The time came when my siblings and I were interested in boys and girls. Me and my sister interested in boys and my brother into girls. It was clear to me when my unwavering crush on the Bionic Woman (Lyndsey Wagner) vanished when I fell head over heels in love with the Bionic Man (Lee Majors). I knew I was attracted to the same sex. I also felt deep within me that this was my ‘normal.’ I didn’t feel damaged or broken or abnormal until it was reflected back to me from outside sources; bullying, newspapers, TV, and radio, etc. But inside I felt whole. I still felt a connection to my strong sense of belonging to the bigger masterpiece of Existence.

People often ask me what it was like to come out to my parents in the early ’80s in working-class Liverpool. When I tell them that I didn’t come out they always look shocked. ‘You mean they don’t know?’

They know and here’s how … I was so secure in myself about being a spark of consciousness (God, Universe, Existence), of being an expression of the infinite creativity and intelligence of this divine mystery that I knew deep down there was no ‘mistake.’

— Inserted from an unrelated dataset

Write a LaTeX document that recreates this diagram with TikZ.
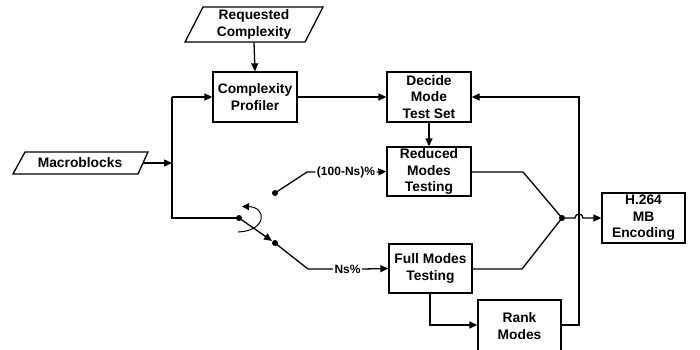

My elder brother got a girlfriend and he brought her home. My younger sister got a boyfriend and brought him home. I watched all of this and understood the routine. At this time, I was also hearing about the concept of ‘coming out’ and what it meant to be gay. I was a philosophical kid and pondered everything I was asked to believe or accept.

I decided to just be me, rather than define myself as some ‘other.’ Image: Levi Saunders.

This was my unifying philosophy about coming out: I refused to mark myself as ‘different’ by coming out. I was gracefully and undramatically defiant. Without knowing it, I was taking a grand stand for equality. I decided that unless my brother and my sister both came home one day with a serious and perhaps somewhat anxious look on their faces, and sat my mum and dad down and braced them with words like, ‘I have something to tell you…’ Dramatic silence. Inaudible drumroll. Palpable tension in the air. ‘Mum, Dad I’m straight!’ If they didn’t have to go through that, I sure as hell wasn’t going to go through it either! I just brought my boyfriend Chris home and let them figure it out.And figure it out they did. In later years we talked about how they worried for me living in a sometimes homophobic world. My parents never once treated me any different from my brother and sister. It’s still the same today. Which brings me back to my earlier sentence;‘Right there in those glossy portals is the human condition; boundless potential when held and nurtured in the right environment.’

My parents held me in an environment of equality when it came to sexuality. I was lucky. Perhaps exceptionally lucky. I recognise that coming out is a big part of claiming sexual identity and individuating. I support anyone who feels they need to formally come out. I also support anyone who wants to do that organically, with an innate sense of pride in belonging to and being an integral part of the whole fabric of Existence. My faith and curiosity in this divine mystery was all the holding I needed, then and now.

A lifetime of shedding labels

I see this very act of divine defiance as an act of claiming my rightful place in Existence. A mature perspective on identity. I didn’t need a queer identity any more than my brother or sister needed a straight identity. I have spent my whole life dis-identifying with labels and being put into boxes. I understand that as we transition from separation into equality, all of this labelling will fade away.

And I also recognise that there are young, passionate and ignited humans who have already shed their label skins and want to live a full and purposeful life free from restrictive identification. They want to live in Love, Peace and above all Equality as just one member of this diverse and magnificent human experience.

Society is unity in diversity.

– George Herbert Mead

We’d love to hear your reflections about the very personal and often delicate process of expressing your authentic self – specifically how you move into the recognition that you belong here. And in the immortal words of Lady Gaga …

I’m beautiful in my way
‘Cause God makes no mistakes
I’m on the right track, baby
I was born this way …

Much love and support to you always.